On March 17th, the Chancellor of Germany, Angela Merkel, will come to Washington to have her first formal meeting with the President of the United States, Donald Trump. For Germans, this meeting has high significance given the President’s skeptical statements about NATO, the European Union, and Germany, especially Chancellor Merkel’s decision to admit hundreds of thousands of refugees from Iraq and Syria. While the parade of American Cabinet members and politicians – most notably Vice President Mike Pence — who visited Germany for the Munich Security Conference offered reassuring messages, Donald Trump remains an enigma to the German political class. German politicians do not respond well to uncertainty, especially when uncertainty springs from a political figure who is seen as a populist.

What should Chancellor Merkel say when she sits down in the Oval Office? First, she should throw out the old rules that worked so well with Barack Obama. In the last Administration, the US was quite happy to outsource much of its leadership in Europe to Germany. Indeed, one could argue that no German chancellor, including Adenauer and Kohl, had as close a partnership with their American counterpart.
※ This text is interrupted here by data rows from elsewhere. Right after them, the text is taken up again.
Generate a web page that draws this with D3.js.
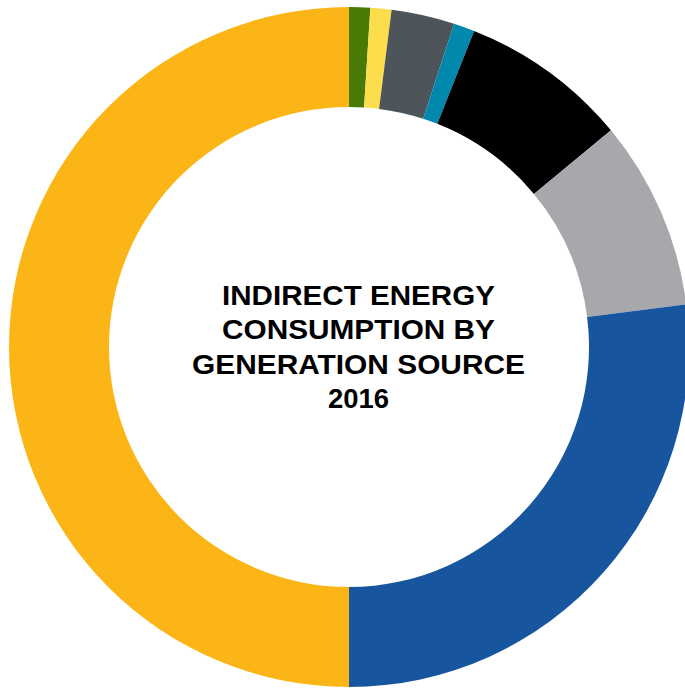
<!DOCTYPE html>
<html>
<head>
<meta charset="utf-8">
<script src="https://cdn.jsdelivr.net/npm/d3@7"></script>
<style>
  html, body { margin: 0; padding: 0; background: #ffffff; }
  svg { display: block; }
</style>
</head>
<body>
<svg id="chart" width="685" height="689"></svg>
<script>
// Data (percent of indirect energy consumption)
const sources = ["Biomass", "Solar", "Other", "Wind", "Coal", "Oil", "Gas", "Nuclear/Hydro"];
const shares  = [1, 1, 3, 1, 8, 9, 27, 50];
const colors  = ["#487a05", "#fcdd4c", "#4d545a", "#0089ad", "#000000", "#a7a8ab", "#17569e", "#fbb516"];
const titleLines = ["INDIRECT ENERGY", "CONSUMPTION BY", "GENERATION SOURCE", "2016"];
const titleWidths = [273, 273, 333, 61];

const svg = d3.select("#chart");
const cx = 349, cy = 347, outerR = 340, innerR = 240;

const pie = d3.pie().sort(null).value(d => d.value);
const arc = d3.arc().innerRadius(innerR).outerRadius(outerR);
const color = d3.scaleOrdinal().domain(sources).range(colors);

const data = sources.map((s, i) => ({ name: s, value: shares[i] }));

const g = svg.append("g").attr("transform", `translate(${cx},${cy})`);
g.selectAll("path")
  .data(pie(data))
  .join("path")
  .attr("d", arc)
  .attr("fill", d => color(d.data.name));

const tx = 358.5;
svg.append("g")
  .selectAll("text")
  .data(titleLines)
  .join("text")
  .attr("x", tx)
  .attr("y", (d, i) => 305 + i * 34.3)
  .attr("text-anchor", "middle")
  .attr("font-family", "Liberation Sans, Arial, sans-serif")
  .attr("font-weight", "bold")
  .attr("font-size", "28px")
  .attr("fill", "#000")
  .attr("textLength", (d, i) => titleWidths[i])
  .attr("lengthAdjust", "spacingAndGlyphs")
  .text(d => d);
</script>
</body>
</html>
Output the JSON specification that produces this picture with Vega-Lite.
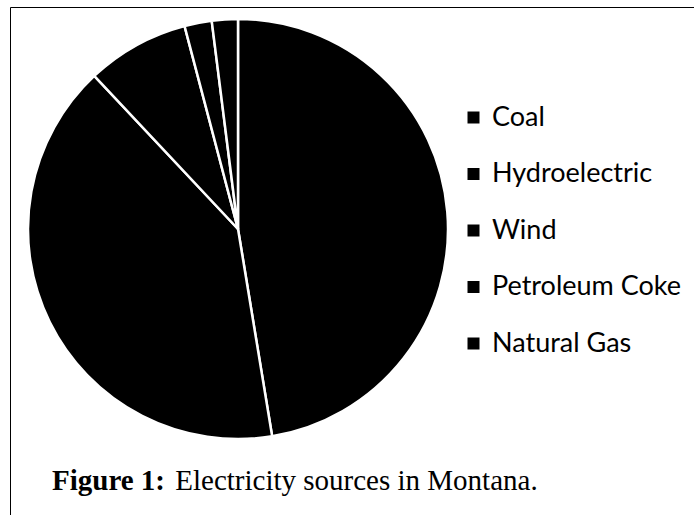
{
  "$schema": "https://vega.github.io/schema/vega-lite/v6.json",
  "autosize": {"type": "none"},
  "width": 420,
  "height": 420,
  "padding": {"left": 28, "top": 19, "right": 246, "bottom": 76},
  "background": "white",
  "data": {
    "values": [
      {"source": "Coal", "share": 47.4, "rank": 1},
      {"source": "Hydroelectric", "share": 40.6, "rank": 2},
      {"source": "Wind", "share": 7.9, "rank": 3},
      {"source": "Petroleum Coke", "share": 2.1, "rank": 4},
      {"source": "Natural Gas", "share": 2.0, "rank": 5}
    ]
  },
  "title": {
    "text": "Figure 1:",
    "subtitle": "\u200b\u00a0\u00a0\u00a0\u00a0\u00a0\u00a0\u00a0\u00a0\u00a0\u00a0\u00a0\u00a0\u00a0\u00a0\u00a0\u00a0\u00a0Electricity sources in Montana.",
    "orient": "bottom",
    "anchor": "start",
    "frame": "group",
    "dx": 24,
    "offset": -98,
    "font": "Liberation Serif",
    "fontSize": 29,
    "fontWeight": "bold",
    "color": "black",
    "subtitleFont": "Liberation Serif",
    "subtitleFontSize": 29,
    "subtitleFontWeight": "normal",
    "subtitleColor": "black",
    "subtitlePadding": -29
  },
  "mark": {"type": "arc", "stroke": "white", "strokeWidth": 2.5},
  "encoding": {
    "theta": {"field": "share", "type": "quantitative", "stack": true},
    "order": {"field": "rank", "type": "quantitative"},
    "color": {
      "field": "source",
      "type": "nominal",
      "scale": {
        "domain": ["Coal", "Hydroelectric", "Wind", "Petroleum Coke", "Natural Gas"],
        "range": ["black", "black", "black", "black", "black"]
      },
      "legend": {
        "title": " ",
        "titleOrient": "bottom",
        "titlePadding": 100,
        "titleFontSize": 10,
        "orient": "none",
        "legendX": -18,
        "legendY": -12,
        "padding": 97,
        "strokeColor": "black",
        "symbolType": "square",
        "symbolSize": 144,
        "symbolStrokeWidth": 0,
        "symbolOpacity": 1,
        "symbolOffset": 353,
        "labelOffset": 5,
        "labelFont": "Lato",
        "labelFontSize": 27,
        "labelColor": "black",
        "labelLimit": 400,
        "rowPadding": 28.5,
        "encode": {"legend": {"update": {"strokeWidth": {"value": 2}}}}
      }
    }
  },
  "config": {
    "view": {"stroke": null}
  }
}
This will not be the case under the new regime. Donald Trump has no interest in endowing Germany with added power and the days where Berlin could steer policy on Ukraine, Russia and other sensitive matters is over.

Second, Merkel should arrive bearing gifts. She should start the conversation by pointing out that German companies have invested heavily in the United States and, by some estimates, are responsible for the employment of 640,000 American workers. Following the example of Shinzo Abe, she should then talk about the future and the plans for new German factories in the United States. If some of these investments happen to be in Michigan, Ohio, Pennsylvania and other states that surprisingly voted for Trump, all the better.

Third, Merkel should make it clear that she understands that Germany needs to do more in providing security for its own people and for fellow Europeans to the east. She can cite the robust increase in German defense spending — especially investments in countering new cyber and other threats. And, most importantly, she should emphasize her willingness to push the rest of Europe to do the same. She may want to seek affirmation of the President’s commitment to NATO but that should not happen until she has reassured him that Germany will no longer be a free rider.

Finally, the Chancellor should put an end to declaring that Great Britain’s exit from the European Union should be painful as possible. President Trump has not shown a great deal of interest in Europe but he has been clear about his unequivocal support for a return of sovereignty to the United Kingdom. She might then ask the President to work with her to ensure that continental Europe is not damaged by this process. To underscore the importance of this request, she can cite the over $1 trillion that American companies have invested within the European Union and the deep value to the US of having access to the common market.

At the end, Merkel and Trump should walk out, greet the press and affirm German-American ties. For her, there will be a temptation to play to German audiences that are increasingly anti-Trump and anti-American. The pressure on Merkel is mounting as her main opponent, the SPD’s Martin Schultz, seems intent on taking a page from his party’s 2002 playbook during a federal campaign in which Gerhard Schroeder won a surprise, come-from-behind victory by campaigning against George Bush and the Iraq War. Domestic politics notwithstanding, it would be a mistake for the Chancellor to assert greater distance from the United States, just as it would be a mistake for President Trump to complain in public about German “currency manipulation.” Moreover, the President should keep in mind that if Schultz wins, prospects for a significant increase in German defense spending—along with any number of other American priorities—will be very dim indeed.

Predicting the outcome of high-level White House calls and meetings is almost impossible. Most observers thought that Trump and the Prime Minister of Australia, Malcolm Turnbull, would hit it off—until they clearly did not. But if Merkel understands that the best course of action is to address Trump’s serious concerns about jobs, fair trade and defense, she should go back to Berlin with a new friend.